Op het aanrecht liggen achtereenvolgens olijfolie (we hebben een ‘scheut’ nodig, maar hoeveel is dat? Even afmeten in een kopje), twee uien, drie bollen soloknoflook, een prei, 250 gram champignons, twee blikjes tomatenpuree (van 70 gram ieder), een kilo rundergehakt, ½ eetlepel tijm, ½ eetlepel oregano, ½ eetlepel marjolein, ½ eetlepel basilicum, 1400 gram tomatenblokjes (Pakjes alvast opengemaakt).
Eerst worden de bollen knoflook en de ui geschild en in kleine blokjes gesneden. (‘wat doen we dan met die andere ui?’Oja, letterlijk, de knoflook en de UIEN in kleine blokjes snijden). Daarvoor neem je een snijplank en een scherp mes. Ik doe voor hoe groot ‘klein’ is. Uitleggen duurt te lang en is niet duidelijk. Heel nauwkeurig worden de bollen knoflook en de uien in gelijke kleine blokjes gesneden. Voor het overzicht wordt het resultaat op een bord gelegd en in de wacht gezet.

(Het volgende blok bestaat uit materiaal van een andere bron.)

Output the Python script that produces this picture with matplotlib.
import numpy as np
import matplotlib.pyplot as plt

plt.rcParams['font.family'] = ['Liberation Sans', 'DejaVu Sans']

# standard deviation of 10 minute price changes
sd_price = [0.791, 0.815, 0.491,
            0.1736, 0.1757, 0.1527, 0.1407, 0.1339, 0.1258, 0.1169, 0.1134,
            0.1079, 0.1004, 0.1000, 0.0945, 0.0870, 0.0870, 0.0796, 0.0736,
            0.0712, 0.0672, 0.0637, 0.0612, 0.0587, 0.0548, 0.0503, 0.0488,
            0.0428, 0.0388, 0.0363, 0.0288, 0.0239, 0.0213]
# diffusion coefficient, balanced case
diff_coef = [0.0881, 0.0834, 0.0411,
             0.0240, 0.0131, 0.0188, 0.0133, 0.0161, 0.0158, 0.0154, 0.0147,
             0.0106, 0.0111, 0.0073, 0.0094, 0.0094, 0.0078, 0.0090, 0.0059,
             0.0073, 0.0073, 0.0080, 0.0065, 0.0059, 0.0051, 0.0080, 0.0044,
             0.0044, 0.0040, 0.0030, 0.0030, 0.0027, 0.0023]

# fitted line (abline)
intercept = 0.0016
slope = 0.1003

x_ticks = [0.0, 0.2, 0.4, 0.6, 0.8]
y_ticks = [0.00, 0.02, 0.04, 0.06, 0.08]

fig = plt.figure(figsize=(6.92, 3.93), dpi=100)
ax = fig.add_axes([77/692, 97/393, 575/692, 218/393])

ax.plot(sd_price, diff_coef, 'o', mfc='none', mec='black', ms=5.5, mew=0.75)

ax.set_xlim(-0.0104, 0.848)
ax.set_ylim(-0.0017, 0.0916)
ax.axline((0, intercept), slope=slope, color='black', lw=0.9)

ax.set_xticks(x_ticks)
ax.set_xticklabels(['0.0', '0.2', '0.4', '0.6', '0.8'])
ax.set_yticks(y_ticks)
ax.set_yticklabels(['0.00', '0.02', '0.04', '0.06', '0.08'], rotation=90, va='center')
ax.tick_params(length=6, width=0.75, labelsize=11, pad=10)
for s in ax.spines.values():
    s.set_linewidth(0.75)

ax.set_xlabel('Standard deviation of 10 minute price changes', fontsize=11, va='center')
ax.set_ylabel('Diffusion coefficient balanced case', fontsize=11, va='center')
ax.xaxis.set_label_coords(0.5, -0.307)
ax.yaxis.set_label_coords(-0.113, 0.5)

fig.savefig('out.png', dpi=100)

Dan is het de beurt aan de prei. Een vergiet in de gootsteen gezet. De prei op de snijplank en weer voorgedaan hoe dik in de ringen wil hebben. Die ringen dan weer door vieren snijden. Zonder discussie wordt ook de prei nauwkeurig gesneden. Er komt een verontschuldiging; twee ringen zijn ‘te dik’ uitgevallen. Een ‘is niet erg’ gaat er niet in, dus een noodoplossing bedenken. De prei in het vergiet en spoelen. Voorlopig even laten staan.
De champignons in vieren snijden levert geen probleem op; eerst een stukje van het steeltje snijden en de champignon kruislings in vieren snijden.

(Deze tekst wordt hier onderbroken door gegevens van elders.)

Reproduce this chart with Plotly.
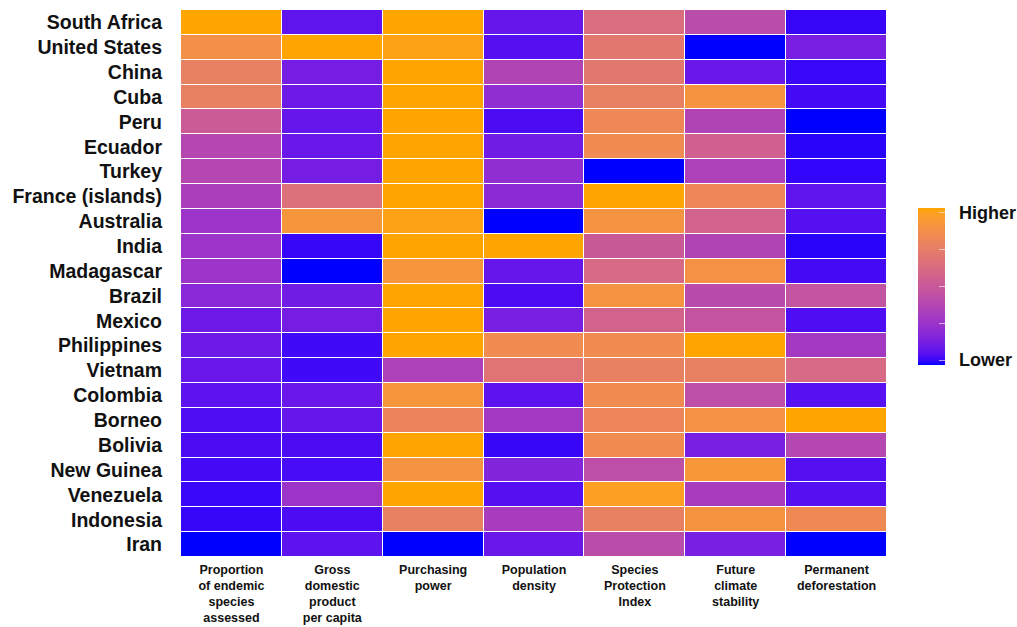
import plotly.graph_objects as go

# Regions (rows, top to bottom) and indicators (columns)
regions = ["South Africa", "United States", "China", "Cuba", "Peru", "Ecuador",
           "Turkey", "France (islands)", "Australia", "India", "Madagascar",
           "Brazil", "Mexico", "Philippines", "Vietnam", "Colombia", "Borneo",
           "Bolivia", "New Guinea", "Venezuela", "Indonesia", "Iran"]

indicators = ["Proportion<br>of endemic<br>species<br>assessed",
              "Gross<br>domestic<br>product<br>per capita",
              "Purchasing<br>power",
              "Population<br>density",
              "Species<br>Protection<br>Index",
              "Future<br>climate<br>stability",
              "Permanent<br>deforestation"]

# Scaled scores (0 = lower, 1 = higher), one list per indicator
endemic_assessed = [1.00, 0.86, 0.76, 0.76, 0.52, 0.39, 0.39, 0.34, 0.27, 0.27, 0.27,
                    0.20, 0.12, 0.12, 0.11, 0.085, 0.06, 0.055, 0.045, 0.035, 0.03, 0.00]
gdp_per_capita = [0.09, 1.00, 0.14, 0.12, 0.10, 0.11, 0.14, 0.65, 0.90, 0.03, 0.00,
                  0.13, 0.14, 0.04, 0.04, 0.11, 0.10, 0.055, 0.05, 0.27, 0.055, 0.085]
purchasing_power = [1.00, 0.98, 1.00, 1.00, 1.00, 1.00, 1.00, 1.00, 0.98, 1.00, 0.90,
                    1.00, 1.00, 1.00, 0.35, 0.90, 0.78, 1.00, 0.88, 1.00, 0.76, 0.00]
population_density = [0.10, 0.07, 0.37, 0.23, 0.055, 0.13, 0.23, 0.21, 0.00, 1.00, 0.10,
                      0.055, 0.15, 0.83, 0.68, 0.085, 0.30, 0.03, 0.18, 0.07, 0.32, 0.11]
protection_index = [0.63, 0.70, 0.70, 0.76, 0.81, 0.83, 0.00, 1.00, 0.88, 0.51, 0.61,
                    0.88, 0.57, 0.83, 0.76, 0.83, 0.79, 0.83, 0.44, 0.96, 0.76, 0.42]
climate_stability = [0.42, 0.00, 0.11, 0.89, 0.37, 0.55, 0.35, 0.80, 0.57, 0.37, 0.87,
                     0.41, 0.47, 1.00, 0.76, 0.44, 0.87, 0.15, 0.91, 0.32, 0.89, 0.15]
deforestation = [0.03, 0.15, 0.035, 0.045, 0.00, 0.02, 0.025, 0.09, 0.07, 0.02, 0.045,
                 0.47, 0.06, 0.30, 0.61, 0.075, 1.00, 0.39, 0.07, 0.07, 0.82, 0.00]

columns = [endemic_assessed, gdp_per_capita, purchasing_power, population_density,
           protection_index, climate_stability, deforestation]
z = [[col[i] for col in columns] for i in range(len(regions))]


# Blue -> orange gradient interpolated in CIELAB space
def srgb_to_lab(rgb):
    def lin(c):
        c = c / 255.0
        return c / 12.92 if c <= 0.04045 else ((c + 0.055) / 1.055) ** 2.4
    r, g, b = (lin(c) for c in rgb)
    x = (0.4124 * r + 0.3576 * g + 0.1805 * b) / 0.95047
    y = (0.2126 * r + 0.7152 * g + 0.0722 * b)
    zz = (0.0193 * r + 0.1192 * g + 0.9505 * b) / 1.08883

    def f(t):
        return t ** (1 / 3) if t > 0.008856 else 7.787 * t + 16 / 116
    fx, fy, fz = f(x), f(y), f(zz)
    return (116 * fy - 16, 500 * (fx - fy), 200 * (fy - fz))


def lab_to_srgb(lab):
    L, a, b = lab
    fy = (L + 16) / 116
    fx = fy + a / 500
    fz = fy - b / 200

    def finv(t):
        return t ** 3 if t ** 3 > 0.008856 else (t - 16 / 116) / 7.787
    x, y, zz = finv(fx) * 0.95047, finv(fy), finv(fz) * 1.08883
    r = 3.2406 * x - 1.5372 * y - 0.4986 * zz
    g = -0.9689 * x + 1.8758 * y + 0.0415 * zz
    bb = 0.0557 * x - 0.2040 * y + 1.0570 * zz

    def gam(c):
        c = max(0.0, min(1.0, c))
        v = 12.92 * c if c <= 0.0031308 else 1.055 * c ** (1 / 2.4) - 0.055
        return int(round(max(0, min(1, v)) * 255))
    return gam(r), gam(g), gam(bb)


low_lab = srgb_to_lab((0, 0, 255))
high_lab = srgb_to_lab((255, 165, 0))
n_stops = 41
colorscale = []
for k in range(n_stops):
    t = k / (n_stops - 1)
    lab = tuple(lo + (hi - lo) * t for lo, hi in zip(low_lab, high_lab))
    r, g, b = lab_to_srgb(lab)
    colorscale.append([t, f"rgb({r},{g},{b})"])

label_font = "Liberation Sans"
pad = "\u00a0\u00a0"

fig = go.Figure(go.Heatmap(
    z=z,
    x=indicators,
    y=regions,
    zmin=0, zmax=1,
    colorscale=colorscale,
    xgap=1, ygap=1,
    hovertemplate="%{y}<br>%{x}<br>%{z:.2f}<extra></extra>",
    colorbar=dict(
        x=1.044, xanchor="left", xpad=0,
        y=0.495, yanchor="middle", ypad=0,
        lenmode="pixels", len=157,
        thickness=27,
        outlinewidth=0,
        tickvals=[0.03, 0.265, 0.5, 0.735, 0.97],
        ticktext=[f"{pad}<b>Lower</b>", "", "", "", f"{pad}<b>Higher</b>"],
        ticks="inside", ticklen=6, tickcolor="rgba(255,255,255,0.6)",
        tickfont=dict(family=label_font, size=18, color="#111111"),
    ),
))

fig.update_yaxes(autorange="reversed", showgrid=False, zeroline=False,
                 automargin=False, ticklabelstandoff=18,
                 tickvals=regions, ticktext=[f"<b>{r}</b>" for r in regions],
                 tickfont=dict(family=label_font, size=19.5, color="#111111"))
fig.update_xaxes(showgrid=False, zeroline=False, side="bottom",
                 automargin=False, ticklabelstandoff=3,
                 tickvals=indicators, ticktext=[f"<b>{c}</b>" for c in indicators],
                 tickfont=dict(family=label_font, size=12.5, color="#111111"))

fig.update_layout(
    width=1017, height=627,
    margin=dict(l=181, r=130, t=10, b=70, autoexpand=False),
    paper_bgcolor="white", plot_bgcolor="white",
    font=dict(family=label_font, color="#111111"),
)

fig.write_html("out.html")
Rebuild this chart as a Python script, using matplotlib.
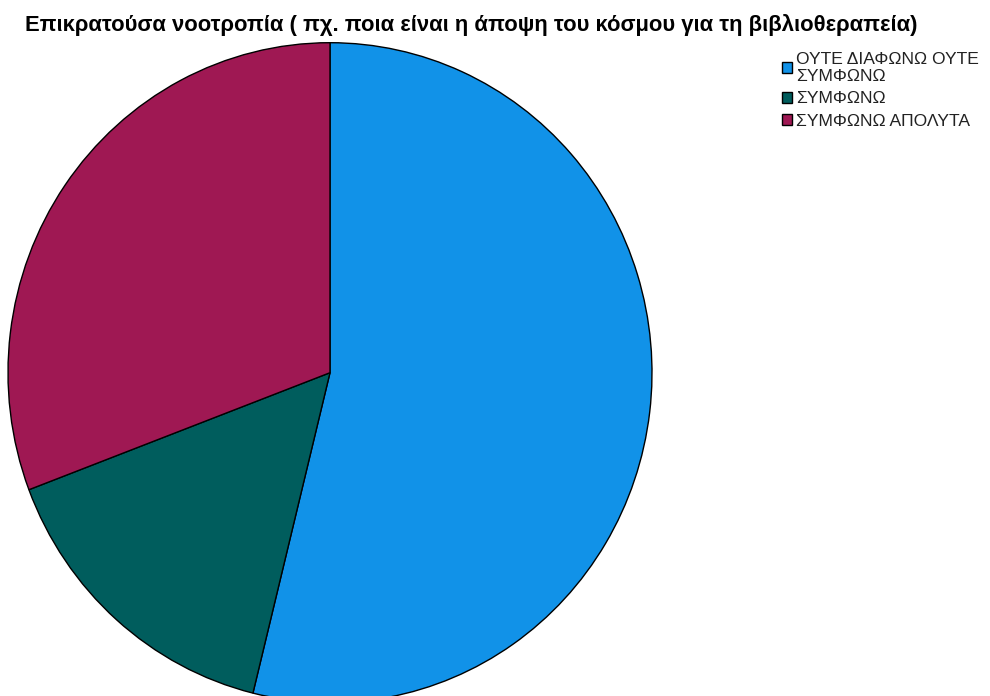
import matplotlib
matplotlib.use("Agg")
import matplotlib.pyplot as plt

plt.rcParams['font.family'] = ['Liberation Sans', 'DejaVu Sans']

title = "Επικρατούσα νοοτροπία ( πχ. ποια είναι η άποψη του κόσμου για τη βιβλιοθεραπεία)"
categories = ["ΟΥΤΕ ΔΙΑΦΩΝΩ ΟΥΤΕ\nΣΥΜΦΩΝΩ", "ΣΥΜΦΩΝΩ", "ΣΥΜΦΩΝΩ ΑΠΟΛΥΤΑ"]
counts = [14, 4, 8]
colors = ["#1192e8", "#005d5d", "#9f1853"]

W, H = 990, 696
fig = plt.figure(figsize=(W / 100, H / 100), dpi=100)

cx, cy = 330, 372.7
rx, ry = 322, 330
ax = fig.add_axes([(cx - rx) / W, (H - cy - ry) / H, 2 * rx / W, 2 * ry / H])
wedges, _ = ax.pie(counts, colors=colors, startangle=90, counterclock=False,
                   radius=1, wedgeprops=dict(edgecolor="black", linewidth=1.0))
ax.set_aspect('auto')
ax.set_xlim(-1, 1)
ax.set_ylim(-1, 1)
ax.axis('off')

fig.text(25 / W, 1 - 31 / H, title, fontsize=15.8, fontweight='bold',
         ha='left', va='baseline', color='black')

leg = fig.legend(wedges, categories, loc='upper left',
                 bbox_to_anchor=(781.5 / W, 1 - 51.5 / H), frameon=False,
                 fontsize=12.6, handlelength=0.6, handleheight=0.6,
                 handletextpad=0.25, labelspacing=0.42, borderpad=0,
                 borderaxespad=0)
for t in leg.get_texts():
    t.set_linespacing(1.22)
    t.set_color('#222222')

fig.savefig("out.png", dpi=100)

Nu zijn we toegekomen aan het openen van het blikje tomatenpuree. Op zich niet zo’n grote handeling, maar wel van essentieel belang, dus met grote nauwkeurigheid gedaan. Het afmeten van de kruiden vergt enige tijd voor overleg; hoeveel is een halve eetlepel? Deze discussie duurt ongeveer 8 minuten voor we een compromis bereiken. Voor het gemak leggen we vier eetlepels neer om te vullen met de kruiden, voor elk kruid een aparte lepel.
De voorbereidingen zijn getroffen en we zijn toe aan de volgende stap. Maar niet voordat we een korte pauze inlassen en wat drinken. Dan kan de braadpan op het gas en het gas afgesteld op iets lager dan hoog. De olijfolie in de pan met een stukje ui. Als de ui gaat spetteren (hoe ziet dat er uit?) kunnen de blokjes ui en knoflook in de braadpan (‘nee, de volgorde maakt niet uit’). Als de ui glazig is dan kan de uitgelekte prei in de pan. Daarna de champignons en goed roeren en omscheppen wordt met graagte en aandacht gedaan. Nu kan de tomatenpuree in de pan en wederom goed roeren en omscheppen. Na enige tijd kan de gehakt erbij. Nu wordt het omscheppen zwaarder. Een stevige klus. Als alle gehakt bruin gekleurd is doen we de kruiden in de pan, terwijl er stevig omgeschept wordt. Nog even verder bakken voordat de tomatenblokjes toegevoegd mogen worden. Een lichte paniek ontstaat, is het niet teveel tomaat? Stug verder roeren zodat alles goed gemengd wordt en de rust keert weer. Het gas kan op ‘zacht’ tot het geheel goed pruttelt.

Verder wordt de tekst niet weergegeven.